AIM OF THE TASK: Retype nothing but the lines from the start of the material up to and including the line with "const xTicks = [-12,-10,-8,-6,-4,-2,0,2,4,6,8,10,12];". Pictures don't belong in the copy.

COLLECTED DATA:

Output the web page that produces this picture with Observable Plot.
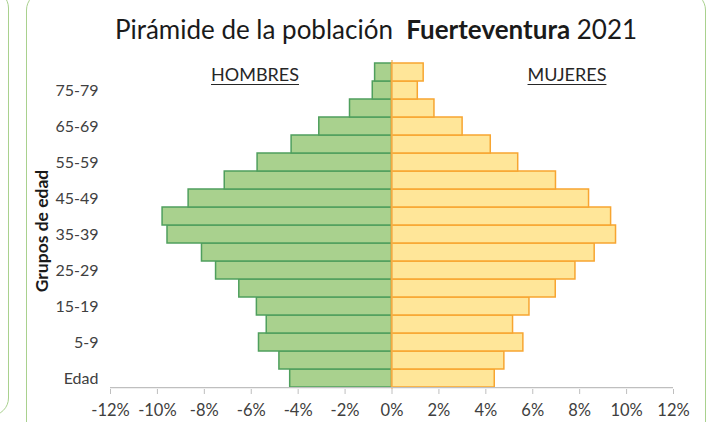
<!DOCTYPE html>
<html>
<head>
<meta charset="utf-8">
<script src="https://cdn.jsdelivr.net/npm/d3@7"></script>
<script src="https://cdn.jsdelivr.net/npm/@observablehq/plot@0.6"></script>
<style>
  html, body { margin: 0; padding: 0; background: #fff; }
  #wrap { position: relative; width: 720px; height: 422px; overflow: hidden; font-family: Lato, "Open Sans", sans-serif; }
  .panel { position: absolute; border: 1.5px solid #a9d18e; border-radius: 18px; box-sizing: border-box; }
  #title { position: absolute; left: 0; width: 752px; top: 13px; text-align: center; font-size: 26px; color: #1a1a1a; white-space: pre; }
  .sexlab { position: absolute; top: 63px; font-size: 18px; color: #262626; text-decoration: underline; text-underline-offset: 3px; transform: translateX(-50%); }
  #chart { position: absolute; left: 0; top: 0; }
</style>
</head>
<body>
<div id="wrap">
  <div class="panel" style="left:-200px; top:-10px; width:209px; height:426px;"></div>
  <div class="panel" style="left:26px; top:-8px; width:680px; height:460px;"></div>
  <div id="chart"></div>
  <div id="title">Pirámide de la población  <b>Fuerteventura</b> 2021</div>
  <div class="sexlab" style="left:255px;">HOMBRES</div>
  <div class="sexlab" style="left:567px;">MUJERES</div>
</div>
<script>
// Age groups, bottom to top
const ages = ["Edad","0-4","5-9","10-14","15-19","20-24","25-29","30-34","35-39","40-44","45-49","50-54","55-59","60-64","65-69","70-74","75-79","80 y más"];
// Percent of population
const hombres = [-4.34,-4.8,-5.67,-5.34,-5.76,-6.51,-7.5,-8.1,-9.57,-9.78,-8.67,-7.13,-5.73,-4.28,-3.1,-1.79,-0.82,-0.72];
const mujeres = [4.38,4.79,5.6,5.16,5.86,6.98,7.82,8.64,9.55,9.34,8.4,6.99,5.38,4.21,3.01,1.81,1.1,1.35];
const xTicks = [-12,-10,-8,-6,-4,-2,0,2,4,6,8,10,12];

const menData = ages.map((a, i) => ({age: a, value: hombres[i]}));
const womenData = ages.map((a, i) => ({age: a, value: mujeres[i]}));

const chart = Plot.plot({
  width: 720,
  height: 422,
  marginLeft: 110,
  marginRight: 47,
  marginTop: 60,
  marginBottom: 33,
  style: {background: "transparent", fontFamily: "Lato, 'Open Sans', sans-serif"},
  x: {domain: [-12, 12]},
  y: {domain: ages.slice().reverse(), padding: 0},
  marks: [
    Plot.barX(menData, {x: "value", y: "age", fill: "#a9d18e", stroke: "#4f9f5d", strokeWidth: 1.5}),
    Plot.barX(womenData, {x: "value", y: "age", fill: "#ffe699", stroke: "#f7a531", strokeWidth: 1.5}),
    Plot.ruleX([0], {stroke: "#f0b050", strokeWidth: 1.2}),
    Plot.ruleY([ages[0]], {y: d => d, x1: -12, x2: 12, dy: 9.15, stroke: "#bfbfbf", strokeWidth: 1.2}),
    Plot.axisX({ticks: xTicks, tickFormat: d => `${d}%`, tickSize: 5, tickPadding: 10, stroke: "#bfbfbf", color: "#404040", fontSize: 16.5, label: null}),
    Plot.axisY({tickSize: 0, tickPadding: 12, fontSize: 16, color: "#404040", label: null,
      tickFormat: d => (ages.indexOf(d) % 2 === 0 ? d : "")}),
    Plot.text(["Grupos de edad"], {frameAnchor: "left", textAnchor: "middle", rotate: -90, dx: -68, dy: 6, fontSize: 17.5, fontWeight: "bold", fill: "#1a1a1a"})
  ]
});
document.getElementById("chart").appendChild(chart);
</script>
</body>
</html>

COMPLETE RESPONSE:
Output the web page that produces this picture with Observable Plot.
<!DOCTYPE html>
<html>
<head>
<meta charset="utf-8">
<script src="https://cdn.jsdelivr.net/npm/d3@7"></script>
<script src="https://cdn.jsdelivr.net/npm/@observablehq/plot@0.6"></script>
<style>
  html, body { margin: 0; padding: 0; background: #fff; }
  #wrap { position: relative; width: 720px; height: 422px; overflow: hidden; font-family: Lato, "Open Sans", sans-serif; }
  .panel { position: absolute; border: 1.5px solid #a9d18e; border-radius: 18px; box-sizing: border-box; }
  #title { position: absolute; left: 0; width: 752px; top: 13px; text-align: center; font-size: 26px; color: #1a1a1a; white-space: pre; }
  .sexlab { position: absolute; top: 63px; font-size: 18px; color: #262626; text-decoration: underline; text-underline-offset: 3px; transform: translateX(-50%); }
  #chart { position: absolute; left: 0; top: 0; }
</style>
</head>
<body>
<div id="wrap">
  <div class="panel" style="left:-200px; top:-10px; width:209px; height:426px;"></div>
  <div class="panel" style="left:26px; top:-8px; width:680px; height:460px;"></div>
  <div id="chart"></div>
  <div id="title">Pirámide de la población  <b>Fuerteventura</b> 2021</div>
  <div class="sexlab" style="left:255px;">HOMBRES</div>
  <div class="sexlab" style="left:567px;">MUJERES</div>
</div>
<script>
// Age groups, bottom to top
const ages = ["Edad","0-4","5-9","10-14","15-19","20-24","25-29","30-34","35-39","40-44","45-49","50-54","55-59","60-64","65-69","70-74","75-79","80 y más"];
// Percent of population
const hombres = [-4.34,-4.8,-5.67,-5.34,-5.76,-6.51,-7.5,-8.1,-9.57,-9.78,-8.67,-7.13,-5.73,-4.28,-3.1,-1.79,-0.82,-0.72];
const mujeres = [4.38,4.79,5.6,5.16,5.86,6.98,7.82,8.64,9.55,9.34,8.4,6.99,5.38,4.21,3.01,1.81,1.1,1.35];
const xTicks = [-12,-10,-8,-6,-4,-2,0,2,4,6,8,10,12];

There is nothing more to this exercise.